A programação da TV aberta brasileira mudou bastante. Cada vez mais em busca de audiência, não é novidade para ninguém que as grandes emissoras procuram colocar no ar aquilo que as pessoas queiram ver, não importando a qualidade do conteúdo. O importante é prender o telespectador na frente da telinha. Foram anos de experiências e diversos temas foram testados até que parecem ter chegado à formula definitiva para seu sucesso: a exploração do drama pessoal.
Quem tem pelo menos trinta anos deve lembrar de alguns tipos de programas que existiam há anos atrás e que agora desapareceram ou são raros atualmente. Programas de perguntas e respostas, gincanas, show de calouros, paradas de sucesso musical, programas infantis, programas de entrevista, documentários, dentre outros, sumiram e os que sobraram, hoje, são contados a dedo. Em sentido contrário, proliferaram os programas cujo tema principal é contar uma história dramática de algum anônimo ou famoso da última semana. O objetivo é claro: prender a atenção dos telespectadores através da exploração de um momento de dificuldade ou dor do envolvido. Aí proliferam programas inteiros ou alguns quadros de programas como aqueles em que o "bondoso" apresentador reforma a casa ou o carro velho do cidadão, como aquele quadro que explora a saudade da terra natal um de retirante nordestino em São Paulo ou aqueles programas que buscam ser os primeiros a entrevistar a família de uma vítima de uma tragédia que tenha causado forte comoção nacional.
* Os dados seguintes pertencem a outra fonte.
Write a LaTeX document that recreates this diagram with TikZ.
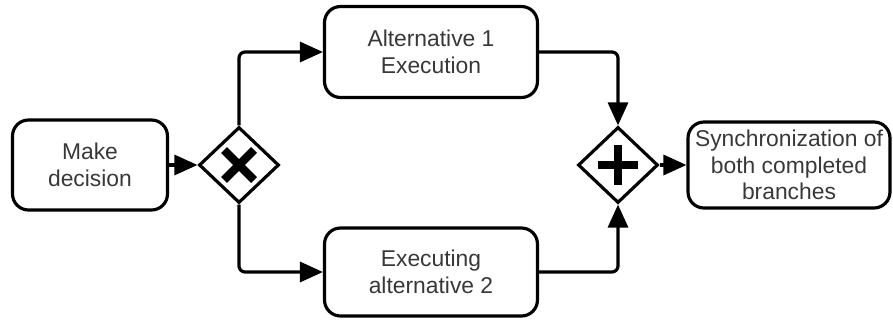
\documentclass[tikz,border=0pt]{standalone}
\usepackage{fontspec}
\setmainfont{Liberation Sans}
\usetikzlibrary{arrows.meta,shapes.geometric,calc}

\begin{document}
\begin{tikzpicture}[x=0.02cm, y=-0.02cm, line width=1.8pt,
    task/.style={draw, rounded corners=0.32cm, align=center, inner sep=0pt,
      font=\fontsize{13}{15}\selectfont, text=black!78},
    gateway/.style={draw, diamond, inner sep=0pt, minimum width=1.6cm, minimum height=1.52cm},
    flow/.style={-{Triangle[length=0.46cm, width=0.4cm]}, rounded corners=0.12cm},
    gatemark/.style={line width=4.8pt}]
  \useasboundingbox (0,0) rectangle (893,321);

  % tasks
  \node[task, minimum width=3.1cm, minimum height=1.8cm] (decide) at (90,165) {Make\\decision};
  \node[task, minimum width=4.26cm, minimum height=1.82cm] (alt1) at (431,52) {Alternative 1\\Execution};
  \node[task, minimum width=4.26cm, minimum height=1.76cm] (alt2) at (431,272) {Executing\\alternative 2};
  \node[task, minimum width=4.04cm, minimum height=1.72cm] (sync) at (789,165) {Synchronization of\\both completed\\branches};

  % gateways
  \node[gateway] (xor) at (239,165) {};
  \node[gateway] (and) at (618,165) {};
  \draw[gatemark] ($(xor)+(-15,-15)$) -- ($(xor)+(15,15)$);
  \draw[gatemark] ($(xor)+(-15,15)$) -- ($(xor)+(15,-15)$);
  \draw[gatemark] ($(and)+(-20,0)$) -- ($(and)+(20,0)$);
  \draw[gatemark] ($(and)+(0,-20)$) -- ($(and)+(0,20)$);

  % sequence flows
  \draw[flow] (decide) -- (xor);
  \draw[flow] (xor.north) |- (alt1.west);
  \draw[flow] (xor.south) |- (alt2.west);
  \draw[flow] (alt1.east) -| (and.north);
  \draw[flow] (alt2.east) -| (and.south);
  \draw[flow] (and) -- (sync);
\end{tikzpicture}
\end{document}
Essa tendência da exploração do drama alheio não é novidade, mas chamou ainda mais a atenção na última exibição do programa Fantástico do ano de 2013. O programa já começou com as imagens fortes da fratura da perna do lutador Anderson Silva, drama que foi exaustivamente explorado no programa. Neste caso específico, ainda é possível perdoar um pouco o programa, pois este era um dos assuntos mais comentados do dia. Mas, em seguida, vieram as outras reportagens e o perdão terminou ali.
O programa mostrou uma reportagem com o cantor San Alves, que havia vencido o programa The Voice Brasil três dias antes. O programa mostrou a repercussão de sua vitória no estado natal, mostrou seus novos fãs, etc. Mas faltava o momento dramático. Então, o programa revelou que o cantor fora abandonado pela mãe biológica nos primeiros dias de vida e explorou este tema durante boa parte da reportagem. O fato pessoal não tinha relação com o programa, mas era preciso fazer o país se comover com mais este drama.
Em seguida, uma reportagem que tinha tudo para ser alegre. Uma entrevista com uma das jogadoras da seleção brasileira de handebol, que havia sido campeã mundial na semana anterior. A reportagem poderia mostrar a trajetória da equipe, as vitórias, a festa do título, mas era preciso mostrar o drama. Então, o que dominou a reportagem foi a revelação de que a referida jogadora, poucos anos antes, havia sofrido um AVC. Era para ser uma entrevista sobre o título, mas era preciso comover o país com mais este drama.
A próxima reportagem era a exploração do drama propriamente dito. O programa lembrava que, nos próximos meses, o incêndio na boate Kiss, em Santa Maria, iria completar um ano. Entrevistas com familiares das vítimas se seguiam e a exploração da dor alheia a torto e a direito.
Para completar a noite, duas entrevistas. A primeira, com um fotógrafo brasileiro para contar sua experiência em um país devastado por uma guerra civil. O objetivo: mostrar o que ele sentiu ao ver mortes de inocentes, conflitos com a polícia, etc. E a outra entrevista, com um casal que perdeu os filhos na tragédia das enchentes na baixada fluminense, há alguns anos, e que agora se tornava pai de trigêmeos. Para não dizer que o programa foi só tragédia, no final teve ainda o momento mais light com o quadro de humor de Marcelo Adnet e os peladeiros do Bola Cheia e Bola Murcha.
Como se percebeu, o último Fantástico do ano foi repleto de "emoções" ou, como cabe melhor dizer, "exploração do drama alheio" ou "exploração midiática de tragédias". Esta edição do programa foi tomada como exemplo do que a TV aberta se tornou. Emocionar o público com histórias "comoventes" foi a grande sacada da produção do programa. É fácil perceber que esta fórmula se repete em vários outros programas e que drama é o tema recorrente. Nada educativo, nada construtivo, nada divertido. Infelizmente, as TVs perceberam que o povo gosta disso. Elas, sabiamente, apenas exploram o que vai lhes trazer audiência. Que venha a próxima tragédia!